The Man-O-War looks like a jellyfish, but it’s actually a venomous siphonophores. At a foot long, five inches wide, and with a tentacle that can reach of up to 165 feet, they are seriously not messing around. Even when they appear to be dead, a sting from their tentacle can cause shock and even death.

“Symptoms are usually localized (pain where contact was made), but in some cases there can be muscle and joint aches, or even confusion and respiratory distress,” Marine Science Professor Matthew Landau told Accuweather. “In extreme cases, a victim may go into shock, which in deep water will lead to drowning.”

These guys are often pushed towards the eastern U.S. coast during the summer, as currents move them away from their usual tropical hang-outs. The Man-O-War can’t propel itself, so it’s at the mercy of the tides and wind. A gas-filled float keeps them at the ocean surface, kind of like a tentacled buoy that is in no way there to help you.

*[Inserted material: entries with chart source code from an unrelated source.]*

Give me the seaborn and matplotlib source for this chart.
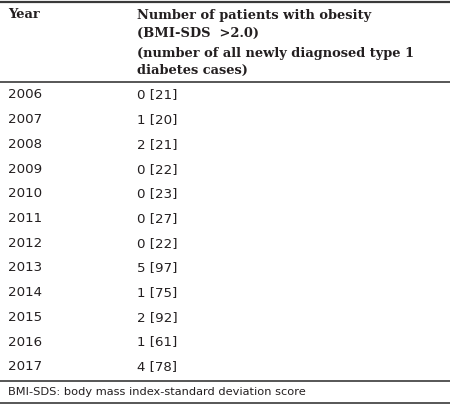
import matplotlib
matplotlib.use("Agg")
import matplotlib.pyplot as plt
import seaborn as sns
import pandas as pd

years = [2006, 2007, 2008, 2009, 2010, 2011, 2012, 2013, 2014, 2015, 2016, 2017]
obese = [0, 1, 2, 0, 0, 0, 0, 5, 1, 2, 1, 4]
total = [21, 20, 21, 22, 23, 27, 22, 97, 75, 92, 61, 78]
header_year = "Year"
header_value = ["Number of patients with obesity",
                "(BMI-SDS  >2.0)",
                "(number of all newly diagnosed type 1",
                "diabetes cases)"]
footnote = "BMI-SDS: body mass index-standard deviation score"

df = pd.DataFrame({"Year": years, "Obese": obese, "Total": total})
df["Label"] = [f"{o} [{t}]" for o, t in zip(df["Obese"], df["Total"])]

sns.set_theme(style="white")
plt.rcParams["font.family"] = ["DejaVu Sans"]

W, H = 450, 405
fig = plt.figure(figsize=(W / 100, H / 100), dpi=100)
ax = fig.add_axes([0, 0, 1, 1])
ax.set_xlim(0, W)
ax.set_ylim(H, 0)
ax.axis("off")

txt = "#231f20"
line_c = "#3a3a3a"
hfont = dict(family="DejaVu Serif", weight="bold", size=9.4)
bfont = dict(family="DejaVu Sans", size=9.6)

x1, x2 = 8, 137
# rules
ax.axhline(1.5, color=line_c, lw=1.6)
ax.axhline(81.5, color=line_c, lw=1.2)
ax.axhline(380.5, color=line_c, lw=1.2)
ax.axhline(402.5, color=line_c, lw=1.2)

# header
ax.text(x1, 15, header_year, color=txt, va="center", ha="left", **hfont)
for y, s in zip([15, 33, 53, 70], header_value):
    ax.text(x2, y, s, color=txt, va="center", ha="left", **hfont)

# rows
y0, dy = 95, 24.7
for i, row in df.iterrows():
    y = y0 + i * dy
    ax.text(x1, y, str(row["Year"]), color=txt, va="center", ha="left", **bfont)
    ax.text(x2, y, row["Label"], color=txt, va="center", ha="left", **bfont)

ax.text(x1, 392, footnote, color=txt, va="center", ha="left",
        family="DejaVu Sans", size=8.2)

fig.savefig("out.png", dpi=100, facecolor="white")
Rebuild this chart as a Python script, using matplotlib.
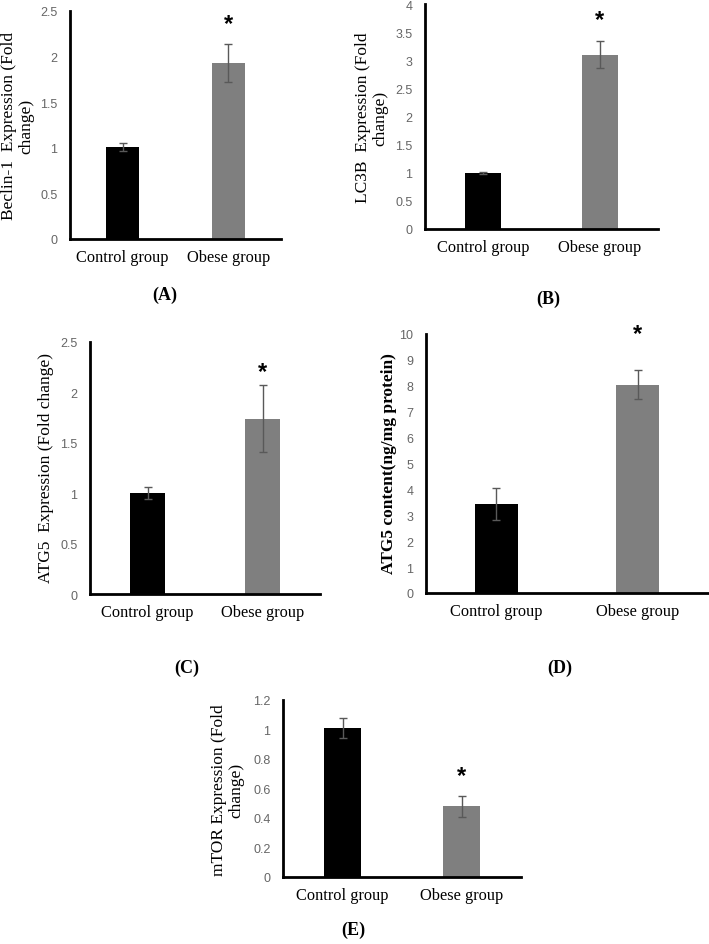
import matplotlib
matplotlib.use("Agg")
import matplotlib.pyplot as plt
from matplotlib.ticker import FuncFormatter, MultipleLocator

W, H = 709, 945

groups = ["Control group", "Obese group"]

# panel values
beclin_mean = [1.01, 1.93]
beclin_err = [0.04, 0.21]
lc3b_mean = [1.00, 3.10]
lc3b_err = [0.02, 0.24]
atg5_mean = [1.00, 1.74]
atg5_err = [0.06, 0.33]
atg5c_mean = [3.45, 8.05]
atg5c_err = [0.62, 0.55]
mtor_mean = [1.01, 0.48]
mtor_err = [0.07, 0.07]

# where the asterisk sits (on the obese bar)
star_y = [2.36, 3.73, 2.21, 10.0, 0.685]

serif = "Liberation Serif"
sans = "Liberation Sans"

fig = plt.figure(figsize=(W / 100, H / 100), dpi=100)


def px_axes(left, right, top, bottom):
    return fig.add_axes([left / W, 1 - bottom / H, (right - left) / W, (bottom - top) / H])


def panel(box, mean, err, ymax, step, star, ylabel, ylab_xy, tag, tag_xy, bold_ylabel=False):
    ax = px_axes(*box)
    x = [0, 1]
    ax.bar(x, mean, width=0.31, color=["#000000", "#7f7f7f"], zorder=2)
    ax.errorbar(x, mean, yerr=err, fmt="none", ecolor="#595959",
                elinewidth=1, capsize=3, capthick=1, zorder=3)
    ax.text(1, star, "*", ha="center", va="center", fontsize=17,
            fontweight="bold", family=sans)
    ax.set_xlim(-0.5, 1.5)
    ax.set_ylim(0, ymax)
    ax.yaxis.set_major_locator(MultipleLocator(step))
    ax.yaxis.set_major_formatter(FuncFormatter(lambda v, p: "%g" % round(v, 2)))
    ax.set_xticks(x)
    ax.set_xticklabels(groups, family=serif, fontsize=11.8)
    for t in ax.get_yticklabels():
        t.set_family(sans)
        t.set_fontsize(9)
        t.set_color("#666666")
    ax.tick_params(axis="both", length=0)
    ax.tick_params(axis="y", pad=9)
    ax.tick_params(axis="x", pad=7)
    for s in ["top", "right"]:
        ax.spines[s].set_visible(False)
    for s in ["left", "bottom"]:
        ax.spines[s].set_linewidth(2)
        ax.spines[s].set_color("black")
    ax.spines["left"].set_zorder(4)
    fig.text(ylab_xy[0] / W, 1 - ylab_xy[1] / H, ylabel, rotation=90,
             ha="center", va="center", multialignment="center",
             family=serif, fontsize=12.5, linespacing=1.1,
             fontweight="bold" if bold_ylabel else "normal")
    fig.text(tag_xy[0] / W, 1 - tag_xy[1] / H, tag, ha="center", va="center",
             family=serif, fontsize=13, fontweight="bold")
    return ax


panel((70, 281, 12, 240), beclin_mean, beclin_err, 2.5, 0.5, star_y[0],
      "Beclin-1  Expression (Fold\nchange)", (18, 126), "(A)", (165, 295))
panel((425, 658, 5, 230), lc3b_mean, lc3b_err, 4, 0.5, star_y[1],
      "LC3B  Expression (Fold\nchange)", (372, 118), "(B)", (548, 299))
panel((90, 320, 343, 595), atg5_mean, atg5_err, 2.5, 0.5, star_y[2],
      "ATG5  Expression (Fold change)", (46, 468), "(C)", (187, 668))
panel((426, 708, 335, 594), atg5c_mean, atg5c_err, 10, 1, star_y[3],
      "ATG5 content(ng/mg protein)", (389, 464), "(D)", (560, 668), bold_ylabel=True)
panel((283, 521, 701, 878), mtor_mean, mtor_err, 1.2, 0.2, star_y[4],
      "mTOR Expression (Fold\nchange)", (228, 790), "(E)", (353, 930))

fig.savefig("out.png", dpi=100)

Essentially though, if you’re in their path they can’t re-direct themselves so it’s up to you to move out of the way.

If you see one of these brightly colored guys on the sand, keep far away. Even if it appears to be dead, it can sting you. If you are stung, rinse the area with saltwater and vinegar or isopropyl alcohol. Don’t touch the tentacle if it has stuck to you, but use a stick or key to lift it off your skin. Hydrocortisone cream is also a must while the wound is healing.